Hoy, en cambio, el jefe del Ejecutivo solamente está obligado a
enviar el informe por escrito al Poder Legislativo. Fue el mismo Manlio
Fabio Beltrones, populista sonorense que sigue el ejemplo de Plutarco
Elías Calles, quien impulsó este cambio legal cuando era senador de la
República. Aprovechando el nuevo formato, Peña Nieto ha podido
recuperar la vieja práctica autoritaria del “Día del Presidente” por
medio de la organización de un fastuoso evento en Palacio Nacional, sin
base constitucional o legal alguna, donde él dirige un discurso
profundamente ideológico y demagógico a un ejército de leales soldados
priistas.
México cuenta con instituciones mucho más débiles que Guatemala. En
el país vecino del sur el Ministerio Público, el Poder Judicial y la
Comisión Internacional Contra la Impunidad (CICIG) han demostrado la
fortaleza y la independencia necesarias para actuar en contra tanto del
primer mandatario del país como de la vicepresidenta de la República.
Pero en México ninguna institución ha podido –o ni siquiera lo ha
intentado– acabar con el régimen de impunidad y complicidades
caciquiles que mantienen a la casta de corruptos en el poder.

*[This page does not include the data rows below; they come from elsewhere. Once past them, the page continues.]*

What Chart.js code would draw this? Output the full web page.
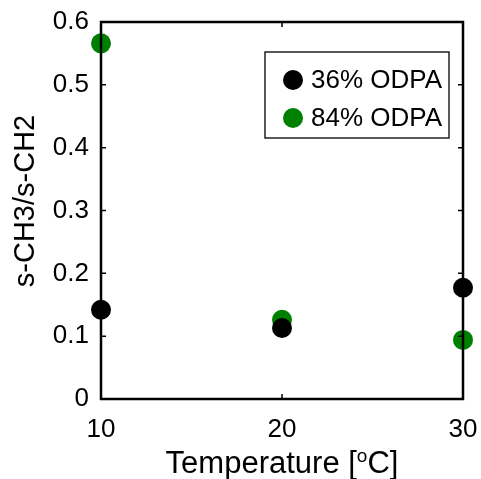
<!DOCTYPE html>
<html>
<head>
<meta charset="utf-8">
<script src="https://cdn.jsdelivr.net/npm/chart.js@4"></script>
<style>
  html, body { margin: 0; padding: 0; background: #fff; }
</style>
</head>
<body>
<canvas id="grafico" width="481" height="479"></canvas>
<script>
// ===== DADOS =====
const temperaturas = [10, 20, 30];
const odpa36 = [0.142, 0.113, 0.177];
const odpa84 = [0.566, 0.126, 0.094];
const rotulos = ["36% ODPA", "84% ODPA"];
const cores = ["#000000", "#008000"];
const xTicks = [10, 20, 30];
const yTicks = [0, 0.1, 0.2, 0.3, 0.4, 0.5, 0.6];

const FONTE = '"Liberation Sans", Arial, Helvetica, sans-serif';

function pontos(valores) {
    return temperaturas.map((t, i) => ({ x: t, y: valores[i] }));
}

function serie(label, valores, cor) {
    return {
        label: label,
        data: pontos(valores),
        backgroundColor: cor,
        borderColor: cor,
        borderWidth: 0,
        pointRadius: 10,
        pointHoverRadius: 10,
        clip: false
    };
}

// caixa do eixo, ticks internos, títulos e legenda
const moldura = {
    id: "moldura",
    afterDraw(chart) {
        const ctx = chart.ctx;
        const a = chart.chartArea;
        const sx = chart.scales.x;
        const sy = chart.scales.y;

        ctx.save();
        ctx.strokeStyle = "#000";
        ctx.lineWidth = 2.5;
        ctx.strokeRect(a.left, a.top, a.right - a.left, a.bottom - a.top);

        ctx.lineWidth = 1.5;
        const tam = 5;
        ctx.beginPath();
        xTicks.forEach(v => {
            const px = sx.getPixelForValue(v);
            ctx.moveTo(px, a.bottom); ctx.lineTo(px, a.bottom - tam);
            ctx.moveTo(px, a.top); ctx.lineTo(px, a.top + tam);
        });
        yTicks.forEach(v => {
            const py = sy.getPixelForValue(v);
            ctx.moveTo(a.left, py); ctx.lineTo(a.left + tam, py);
            ctx.moveTo(a.right, py); ctx.lineTo(a.right - tam, py);
        });
        ctx.stroke();

        // título do eixo y
        ctx.fillStyle = "#000";
        ctx.font = "29px " + FONTE;
        ctx.textAlign = "center";
        ctx.textBaseline = "middle";
        ctx.save();
        ctx.translate(26, 201);
        ctx.rotate(-Math.PI / 2);
        ctx.fillText("s-CH3/s-CH2", 0, 0);
        ctx.restore();

        // título do eixo x com o "o" sobrescrito
        const p1 = "Temperature [", sup = "o", p2 = "C]";
        ctx.textAlign = "left";
        ctx.textBaseline = "alphabetic";
        ctx.font = "31px " + FONTE;
        const w1 = ctx.measureText(p1).width;
        const w3 = ctx.measureText(p2).width;
        ctx.font = "19px " + FONTE;
        const w2 = ctx.measureText(sup).width;
        const x0 = 282 - (w1 + w2 + w3) / 2;
        const base = 473;
        ctx.font = "31px " + FONTE;
        ctx.fillText(p1, x0, base);
        ctx.font = "19px " + FONTE;
        ctx.fillText(sup, x0 + w1, base - 11);
        ctx.font = "31px " + FONTE;
        ctx.fillText(p2, x0 + w1 + w2, base);

        // legenda
        const lx = 265, ly = 52, lw = 184, lh = 86;
        ctx.fillStyle = "#fff";
        ctx.fillRect(lx, ly, lw, lh);
        ctx.strokeStyle = "#222";
        ctx.lineWidth = 1.5;
        ctx.strokeRect(lx, ly, lw, lh);
        ctx.font = "26px " + FONTE;
        ctx.textBaseline = "middle";
        chart.data.datasets.forEach((ds, i) => {
            const cy = ly + 28 + i * 38;
            ctx.fillStyle = ds.backgroundColor;
            ctx.beginPath();
            ctx.arc(lx + 28, cy, 10, 0, Math.PI * 2);
            ctx.fill();
            ctx.fillStyle = "#000";
            ctx.fillText(ds.label, lx + 46, cy + 1);
        });
        ctx.restore();
    }
};

new Chart(document.getElementById("grafico"), {
    type: "scatter",
    data: {
        datasets: [
            serie(rotulos[0], odpa36, cores[0]),
            serie(rotulos[1], odpa84, cores[1])
        ]
    },
    options: {
        responsive: false,
        animation: false,
        events: [],
        layout: { padding: { left: 0, top: 22, right: 18, bottom: 0 } },
        plugins: {
            legend: { display: false },
            tooltip: { enabled: false }
        },
        scales: {
            x: {
                type: "linear",
                min: 10,
                max: 30,
                afterBuildTicks: s => { s.ticks = xTicks.map(v => ({ value: v })); },
                afterFit: s => { s.height = 80; s.paddingLeft = 0; s.paddingRight = 0; },
                grid: { display: false, drawTicks: false },
                border: { display: false },
                ticks: {
                    color: "#000",
                    font: { size: 26, family: FONTE },
                    padding: 15,
                    maxRotation: 0,
                    callback: v => String(v)
                }
            },
            y: {
                type: "linear",
                min: 0,
                max: 0.6,
                afterBuildTicks: s => { s.ticks = yTicks.map(v => ({ value: v })); },
                afterFit: s => { s.width = 101; s.paddingTop = 0; s.paddingBottom = 0; },
                grid: { display: false, drawTicks: false },
                border: { display: false },
                ticks: {
                    color: "#000",
                    font: { size: 26, family: FONTE },
                    padding: 12,
                    callback: v => String(Math.round(v * 10) / 10)
                }
            }
        }
    },
    plugins: [moldura]
});
</script>
</body>
</html>
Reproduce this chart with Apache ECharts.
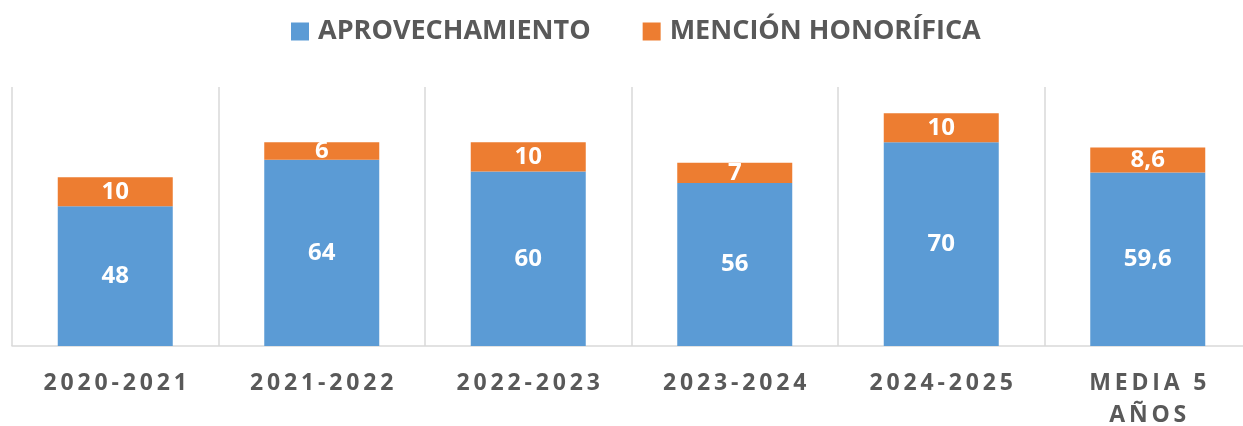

Las conductas del INE y del Tribunal Electoral en los casos de Monex
y del Partido Verde, así como la negativa de la Suprema Corte para
abordar a fondo la consulta sobre la reforma energética y el despido
injustificado de Carmen Aristegui, evidencian la plena subordinación de
esas instituciones. Y constituye una vergüenza internacional la
negligencia criminal de la Procuraduría General de la República, ya sea
bajo el mando de Jesús Murillo Karam o de Arely Gómez, frente a las
constantes masacres de inocentes y la represión incesante de activistas
y periodistas.
La buena noticia, sin embargo, es que la sociedad mexicana es igual
o más consciente y fuerte que la guatemalteca. Los dos pueblos tienen
raíces históricas comunes y contextos políticos similares. De acuerdo
con Latinobarómetro, Guatemala y México encabezan la lista de países
latinoamericanos con mayores niveles de desconfianza y descontento
ciudadanos en las instituciones “democráticas” realmente existentes.
Ambas naciones tienen la fortuna de contar con poblaciones que no se
conforman con las típicas simulaciones de la clase política neoliberal.
Sin embargo, en dichos países la desesperación y el desánimo
populares, junto con una buena dosis de fraude electoral, impulsaron el
retorno al poder de fieles representantes del viejo sistema
autoritario. En 2011 llegó a la presidencia de Guatemala un general
represor, Otto Pérez Molina. Después, en las elecciones mexicanas de
2012, conquistaría Los Pinos el más fiel representante del viejo PRI
caciquil del Grupo Atlacomulco, Enrique Peña Nieto.
Posteriormente, ambos pueblos se darían cuenta de su grave error.
Primero en México, en 2014, surgiría una enorme movilización popular a
favor de la justicia, la paz y las libertades democráticas a raíz de la
desaparición de los estudiantes de Ayotzinapa. Enseguida, en 2015, los
guatemaltecos se inspirarían en el ejemplo mexicano y también se
levantarían en contra de su retrógrado presidente corrupto y asesino.
La diferencia clave entre Guatemala y México es que en el país
vecino algunas instituciones clave se encuentran del lado de la
esperanza ciudadana. En México no hay una sola.
La única posibilidad de transformación en México es entonces por la
vía de la política, en el mejor sentido de la palabra. No tiene ningún
sentido acudir a las instituciones corrompidas para rogarles su apoyo o
exigirles que cumplan su mandato constitucional. Lo que hace falta es
organizarnos como ciudadanos en un gran frente a favor de la justicia
social. En esta tarea será necesario deshacernos simultáneamente de
sectarismos antipartidistas, mesianismos independentistas y
oportunismos electoreros. Caminemos juntos para conquistar y
transformar el poder público, dando pie a un nuevo régimen de
libertades, igualdades y derechos democráticos.